Graylog with Spring Boot: Open source log and event analysis

One of the most difficult things to do in any application is find a way to make use of the mountains of logs that are generated, especially in a Production environment. Over the years a number of tools have emerged to tackle this problem. Designed as massive data stores and analysis engines, tools like Splunk allow you to collate and process logs from a vast array of sources and manipulate the data they contain into usable alerts, dashboards, and automated actions.

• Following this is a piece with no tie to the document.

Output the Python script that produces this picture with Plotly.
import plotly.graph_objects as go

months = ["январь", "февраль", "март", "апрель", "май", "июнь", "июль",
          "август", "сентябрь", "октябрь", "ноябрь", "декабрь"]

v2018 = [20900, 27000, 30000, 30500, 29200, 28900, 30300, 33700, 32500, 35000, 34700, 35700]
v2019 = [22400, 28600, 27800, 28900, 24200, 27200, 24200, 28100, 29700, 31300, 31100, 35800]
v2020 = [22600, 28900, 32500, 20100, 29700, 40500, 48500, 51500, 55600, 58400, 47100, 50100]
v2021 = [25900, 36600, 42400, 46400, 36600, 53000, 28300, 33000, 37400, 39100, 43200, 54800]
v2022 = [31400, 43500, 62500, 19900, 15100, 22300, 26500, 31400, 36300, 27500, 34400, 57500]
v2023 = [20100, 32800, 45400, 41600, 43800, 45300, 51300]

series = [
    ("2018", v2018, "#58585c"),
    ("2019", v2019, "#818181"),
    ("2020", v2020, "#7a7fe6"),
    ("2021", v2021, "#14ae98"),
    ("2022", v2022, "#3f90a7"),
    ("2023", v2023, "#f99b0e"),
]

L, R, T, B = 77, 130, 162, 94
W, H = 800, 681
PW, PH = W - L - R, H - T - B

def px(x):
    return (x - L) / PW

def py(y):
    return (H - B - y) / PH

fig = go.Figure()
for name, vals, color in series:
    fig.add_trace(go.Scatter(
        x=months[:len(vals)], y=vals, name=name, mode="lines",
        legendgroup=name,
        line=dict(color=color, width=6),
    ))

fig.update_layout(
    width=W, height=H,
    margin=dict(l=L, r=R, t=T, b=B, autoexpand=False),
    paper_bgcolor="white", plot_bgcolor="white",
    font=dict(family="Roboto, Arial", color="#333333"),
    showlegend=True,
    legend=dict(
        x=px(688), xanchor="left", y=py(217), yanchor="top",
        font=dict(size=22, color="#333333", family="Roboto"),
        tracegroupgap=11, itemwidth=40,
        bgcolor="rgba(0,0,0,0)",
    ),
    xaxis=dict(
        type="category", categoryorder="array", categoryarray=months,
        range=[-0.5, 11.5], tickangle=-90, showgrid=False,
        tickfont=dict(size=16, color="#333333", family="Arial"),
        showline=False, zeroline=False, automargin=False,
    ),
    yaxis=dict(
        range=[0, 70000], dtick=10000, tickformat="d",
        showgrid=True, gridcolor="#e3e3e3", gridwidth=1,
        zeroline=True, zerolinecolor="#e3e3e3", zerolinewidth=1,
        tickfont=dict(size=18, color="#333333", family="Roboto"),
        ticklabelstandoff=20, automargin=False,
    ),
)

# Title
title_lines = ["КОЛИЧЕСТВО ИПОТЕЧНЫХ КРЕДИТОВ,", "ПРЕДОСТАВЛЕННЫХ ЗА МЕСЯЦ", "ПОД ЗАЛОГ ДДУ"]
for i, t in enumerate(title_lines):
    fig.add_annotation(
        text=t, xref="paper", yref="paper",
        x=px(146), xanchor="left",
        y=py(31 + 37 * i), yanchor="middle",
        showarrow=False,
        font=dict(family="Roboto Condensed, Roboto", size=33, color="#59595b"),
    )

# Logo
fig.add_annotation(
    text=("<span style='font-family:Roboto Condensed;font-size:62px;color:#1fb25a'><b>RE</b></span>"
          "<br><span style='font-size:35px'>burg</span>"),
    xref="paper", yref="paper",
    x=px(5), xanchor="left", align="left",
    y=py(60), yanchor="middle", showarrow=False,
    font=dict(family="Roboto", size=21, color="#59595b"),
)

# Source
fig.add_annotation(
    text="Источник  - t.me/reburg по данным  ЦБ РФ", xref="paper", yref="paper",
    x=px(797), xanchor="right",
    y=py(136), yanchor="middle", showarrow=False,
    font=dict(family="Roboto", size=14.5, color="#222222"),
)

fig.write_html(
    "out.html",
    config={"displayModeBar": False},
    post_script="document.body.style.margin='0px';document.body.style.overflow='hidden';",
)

I’m a huge fan of Splunk and have seen it used to great effect in large-scale deployments. It’s user friendly and extremely powerful, but has a huge downside: price. This makes it unattractive for small projects and impractical for personal/hobby development. But all is not lost – Graylog is an open-source, free-to-use alternative that has has many of the top features supplied by Splunk. In this article I’ll talk about how I familiarized myself with the basics of Graylog’s recently released version 2 and show off an example SpringBoot app that uses it.

What is it?

The simplest way to describe Graylog is as an event archive and analysis toolkit. The basic idea is that you publish events that happen inside your application and Graylog stores them into a MongoDB instance. Later, these events can be searched via an ElasticSearch cluster and then combined to generate trends, charts, tables, and other views of that data.

How does data get to it?

A lot of different mechanisms exist. In the example application I show off HTTP and UDP endpoints that accept GELF (Graylog Extended Log Format) data, but you can also configure ways to send plaintext or even hook up your OS’s syslog. The real magic comes in how you can interface those endpoints into your application. One of the most powerful is to hook into your existing logging solution which gives it access to all significant events that you’re already capturing (most notably errors) and then dispatch them in the background to Graylog; this approach allows you to transparently add Graylog to your application without tightly coupling your code to it.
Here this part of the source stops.